A company has goals, responsibilities and a duty to their stakeholders. There are a set of products and services to be developed, marketed and sold to the masses. A brand created, a mission established and a group of people hired to devote a 24-7 schedule to its success. Now, there is also an overwhelming demand for companies to act as civically engaged citizens.
In the recent article, “Corporate Social Responsibility: Distinction or Distraction,” Steve McKee takes this topic head on. He expresses the importance of considering the implications of a company’s objectives and its alignment (or lack thereof) with a social mission. He continues by expressing that perhaps the most socially responsible thing a company can do is “making a profit – creating jobs, increasing wealth, enhancing the health of the economy.” What, then, if we find out doing good will ultimately lead to a company’s ability to do well?

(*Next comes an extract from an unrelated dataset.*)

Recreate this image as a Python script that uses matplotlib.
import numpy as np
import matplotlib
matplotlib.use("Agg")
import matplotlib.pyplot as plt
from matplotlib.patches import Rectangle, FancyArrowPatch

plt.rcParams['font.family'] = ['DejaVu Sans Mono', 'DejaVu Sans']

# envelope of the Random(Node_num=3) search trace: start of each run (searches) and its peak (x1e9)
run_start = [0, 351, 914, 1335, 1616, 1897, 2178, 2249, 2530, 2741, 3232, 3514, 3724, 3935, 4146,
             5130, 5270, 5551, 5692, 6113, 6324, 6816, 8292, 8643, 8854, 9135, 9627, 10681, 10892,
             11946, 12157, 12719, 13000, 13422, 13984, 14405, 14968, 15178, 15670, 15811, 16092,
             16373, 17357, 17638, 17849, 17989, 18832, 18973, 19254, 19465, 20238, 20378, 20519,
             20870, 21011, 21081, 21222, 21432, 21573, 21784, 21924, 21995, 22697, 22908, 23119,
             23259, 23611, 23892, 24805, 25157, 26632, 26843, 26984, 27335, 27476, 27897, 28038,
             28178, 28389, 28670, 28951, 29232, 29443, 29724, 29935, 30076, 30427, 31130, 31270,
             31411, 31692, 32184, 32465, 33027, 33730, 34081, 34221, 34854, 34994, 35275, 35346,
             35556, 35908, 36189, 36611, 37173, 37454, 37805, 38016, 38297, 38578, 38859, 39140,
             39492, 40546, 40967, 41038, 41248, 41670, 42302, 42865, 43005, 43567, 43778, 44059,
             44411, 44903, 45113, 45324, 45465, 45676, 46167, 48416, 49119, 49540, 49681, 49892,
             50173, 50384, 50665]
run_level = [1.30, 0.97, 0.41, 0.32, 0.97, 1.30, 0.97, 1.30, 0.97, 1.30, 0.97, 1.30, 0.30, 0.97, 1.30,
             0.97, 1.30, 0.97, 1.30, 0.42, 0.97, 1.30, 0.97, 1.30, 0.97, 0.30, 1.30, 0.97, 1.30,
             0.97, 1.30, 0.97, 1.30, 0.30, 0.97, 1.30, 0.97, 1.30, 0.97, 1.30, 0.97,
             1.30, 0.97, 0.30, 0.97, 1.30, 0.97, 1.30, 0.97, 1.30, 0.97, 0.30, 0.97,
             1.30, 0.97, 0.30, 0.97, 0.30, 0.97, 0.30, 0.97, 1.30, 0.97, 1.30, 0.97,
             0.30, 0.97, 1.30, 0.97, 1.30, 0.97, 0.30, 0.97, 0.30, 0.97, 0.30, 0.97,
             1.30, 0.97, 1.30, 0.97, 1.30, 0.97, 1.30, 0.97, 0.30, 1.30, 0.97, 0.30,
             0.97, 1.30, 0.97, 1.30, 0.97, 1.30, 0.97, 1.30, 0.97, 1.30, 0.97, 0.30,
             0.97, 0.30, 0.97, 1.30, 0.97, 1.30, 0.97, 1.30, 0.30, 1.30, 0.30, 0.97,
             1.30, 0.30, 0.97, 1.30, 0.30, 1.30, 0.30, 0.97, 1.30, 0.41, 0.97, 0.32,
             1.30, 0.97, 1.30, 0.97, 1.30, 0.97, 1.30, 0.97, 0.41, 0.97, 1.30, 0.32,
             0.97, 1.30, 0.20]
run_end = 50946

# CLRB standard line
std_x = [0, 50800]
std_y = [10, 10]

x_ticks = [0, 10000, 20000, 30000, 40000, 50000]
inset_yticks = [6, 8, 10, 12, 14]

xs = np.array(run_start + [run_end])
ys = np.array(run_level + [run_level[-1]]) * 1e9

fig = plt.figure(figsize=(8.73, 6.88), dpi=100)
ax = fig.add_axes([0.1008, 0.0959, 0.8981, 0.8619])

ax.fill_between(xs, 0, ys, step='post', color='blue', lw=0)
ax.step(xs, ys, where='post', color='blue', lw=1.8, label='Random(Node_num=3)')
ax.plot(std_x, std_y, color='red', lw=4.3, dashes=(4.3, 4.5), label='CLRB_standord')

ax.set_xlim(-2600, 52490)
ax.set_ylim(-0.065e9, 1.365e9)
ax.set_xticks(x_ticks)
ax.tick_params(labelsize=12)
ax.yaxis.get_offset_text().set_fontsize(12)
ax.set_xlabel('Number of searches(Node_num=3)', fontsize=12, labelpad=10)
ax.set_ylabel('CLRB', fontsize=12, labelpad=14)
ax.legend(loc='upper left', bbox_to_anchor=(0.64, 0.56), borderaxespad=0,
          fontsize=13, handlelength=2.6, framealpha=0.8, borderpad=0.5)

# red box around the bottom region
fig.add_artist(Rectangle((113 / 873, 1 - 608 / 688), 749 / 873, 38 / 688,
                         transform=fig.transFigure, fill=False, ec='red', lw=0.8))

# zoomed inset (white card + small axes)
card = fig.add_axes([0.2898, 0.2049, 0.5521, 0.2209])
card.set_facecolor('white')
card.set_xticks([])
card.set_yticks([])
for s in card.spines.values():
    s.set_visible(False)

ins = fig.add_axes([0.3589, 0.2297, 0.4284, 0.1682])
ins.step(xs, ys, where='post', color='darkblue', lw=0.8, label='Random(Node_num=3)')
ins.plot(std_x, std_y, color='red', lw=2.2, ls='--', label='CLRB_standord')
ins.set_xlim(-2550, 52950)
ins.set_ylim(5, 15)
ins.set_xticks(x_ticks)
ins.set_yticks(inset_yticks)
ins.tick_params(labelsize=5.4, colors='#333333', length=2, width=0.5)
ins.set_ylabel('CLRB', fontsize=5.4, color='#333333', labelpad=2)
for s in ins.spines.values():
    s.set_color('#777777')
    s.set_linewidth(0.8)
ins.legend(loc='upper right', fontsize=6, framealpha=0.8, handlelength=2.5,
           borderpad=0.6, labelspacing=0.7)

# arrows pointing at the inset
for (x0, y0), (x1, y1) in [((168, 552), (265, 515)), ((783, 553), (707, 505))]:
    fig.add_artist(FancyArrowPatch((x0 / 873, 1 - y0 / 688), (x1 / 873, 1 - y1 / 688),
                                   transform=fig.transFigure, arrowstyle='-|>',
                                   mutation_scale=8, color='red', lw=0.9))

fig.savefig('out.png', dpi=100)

In reading this, we drew a direct parallel to the Civic 100, our partnership with Bloomberg News and National Conference on Citizenship. Yes, it’s another survey – but rather than a typical CSR survey, measuring WHAT a company does, the Civic 100 measures HOW S&P 500 companies are acting responsibly while thinking about its impact on their businesses. Its results have the potential to turn the “doing good while doing well” concept inside out. Perhaps we have reached a point in corporate America where doing good is not a just a demand from socially conscious consumers, but a key to financial success.